Basketball star Jordan wins China court ruling after four-year case

China’s highest court rules in star’s favour in long-running trademark case relating to Chinese sportswear firm, Qiaodan Sports

PUBLISHED : Thursday, 08 December, 2016, 3:49pm
UPDATED : Friday, 09 December, 2016, 9:54am

Legendary US basketball star Michael Jordan won the rights to the Chinese version of his last name from a domestic sportswear maker in the country’s top court on Thursday, in a dramatic final twist in one of China’s most contentious legal battles yet, over intellectual property.

The ruling, issued by the Supreme People’s Court in Beijing, is poised to revoke the registered trademark rights of Qiaodan Sports Co, a major athletic goods firm in southern China, to use Jordan’s Chinese moniker, while allowed it to use his Romanised name “Qiaodan,” according to a filing.

Watch: Michael Jordan wins rights to his name in China

The final court action came after the Hall of Fame player cried foul and filed a lawsuit against the Chinese sportswear chain over alleged improper use of his Chinese transliterated name as early as 2012, only to have the claims rejected repeatedly by the districts courts.

Jordan, who has been a household name since his introduction to the Chinese market in the 1980s, subsequently appealed against the decisions, eventually bringing the case to the country's top court, where its vice president Tao Kaiyuan led a panel of five judges hearing the case earlier this year.

“The registration of trademarks in question have infringed the naming rights held by Michael Jordan and have also violated trademark laws, therefore we rejected the previous two verdicts,”said a statement issued by the court this morning.

The registration of trademarks in question have infringed the naming rights held by Michael Jordan and have also violated trademark laws, therefore we rejected the previous two rulings
Statement issued by Supreme People’s Court in Beijing

But it dismissed Jordon’s four other claims over the naming rights and trademarks of “Qiaodan”, which is the English name of the company and Romanised name of the retired basketball star, pronouncing approximately as “Cheow-dan” in Mandarin.

“I am happy that the Supreme People’s Court has recognised the right to protect my name through its ruling in the trademark cases,” Jordan, who is also the chief executive of Nike Inc’s Brand Jordan Division, said in an e-mailed statement after the ruling.

“Chinese consumers deserve to know that Qiaodan Sports and its products have no connection to me.”

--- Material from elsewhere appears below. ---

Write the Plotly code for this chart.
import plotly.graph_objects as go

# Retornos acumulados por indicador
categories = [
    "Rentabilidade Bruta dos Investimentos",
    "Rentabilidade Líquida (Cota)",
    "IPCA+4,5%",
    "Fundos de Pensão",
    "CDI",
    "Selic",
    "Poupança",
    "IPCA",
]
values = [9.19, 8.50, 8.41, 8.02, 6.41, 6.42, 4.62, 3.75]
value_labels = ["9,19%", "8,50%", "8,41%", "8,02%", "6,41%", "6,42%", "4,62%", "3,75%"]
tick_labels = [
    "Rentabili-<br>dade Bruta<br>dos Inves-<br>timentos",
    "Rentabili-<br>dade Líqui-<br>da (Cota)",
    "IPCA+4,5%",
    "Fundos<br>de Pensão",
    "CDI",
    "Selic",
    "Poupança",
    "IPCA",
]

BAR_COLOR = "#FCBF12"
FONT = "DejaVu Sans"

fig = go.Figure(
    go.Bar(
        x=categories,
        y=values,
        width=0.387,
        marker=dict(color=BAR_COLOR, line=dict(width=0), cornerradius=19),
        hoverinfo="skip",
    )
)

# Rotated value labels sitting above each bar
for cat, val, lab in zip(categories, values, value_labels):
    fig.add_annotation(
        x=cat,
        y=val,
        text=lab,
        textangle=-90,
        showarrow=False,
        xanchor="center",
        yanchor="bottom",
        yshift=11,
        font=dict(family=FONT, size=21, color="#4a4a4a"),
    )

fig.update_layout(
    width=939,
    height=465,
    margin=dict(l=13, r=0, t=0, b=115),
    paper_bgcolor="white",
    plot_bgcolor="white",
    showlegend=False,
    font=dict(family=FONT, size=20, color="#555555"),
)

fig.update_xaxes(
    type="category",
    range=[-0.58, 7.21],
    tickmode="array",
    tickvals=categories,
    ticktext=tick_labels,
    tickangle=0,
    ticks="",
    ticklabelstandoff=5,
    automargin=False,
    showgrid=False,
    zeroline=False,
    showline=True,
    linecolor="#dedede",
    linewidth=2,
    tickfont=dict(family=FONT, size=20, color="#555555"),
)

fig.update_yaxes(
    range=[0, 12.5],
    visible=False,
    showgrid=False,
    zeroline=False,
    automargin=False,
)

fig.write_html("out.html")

Fujian-based Qiaodan Sports, which operates hundreds of stores across China and became a partner of the International Basketball Federation (FIBA) in 2010, first registered for the rights to use Jordan’s Chinese transliterated name in 1997.

It has been granted, meanwhile, the permission to use the logo of a basketball player’s image with a ball, according to the trademark office of China’s State Administration for Industry and Commerce.

While Jordan fired the first salvo against Qiaodan Sports in 2012, the retailer also fought back with a countersuit against the superstar asking for US$8 million in damages caused by Jordan’s claim for its unauthorised use of his name in 2013.

The company, which was planning to list in Shanghai then said the legal action taken by Jordan had damaged its image, and hampered its initial public offering plan.

The Chinese firm said in a statement on its official Sina microblog that it respected the court’s judgement and would, in compliance with the law, safeguard its products’ intellectual property rights appropriately.

Trademark disputes in China have become something of a bone of contention for other high-flying Western companies and celebrities.

In May, for instance, Chinese firm Tingfei Long Sporting Goods Co launched a premium clothing brand called Uncle Martian, sparking a public outcry with its logo’s blatant similarities to Under Armour, an American athletic goods giant.

The Baltimore-based company in June raised a US$15 million trademark suit against Uncle Martian, accusing the Chinese apparel name of infringements.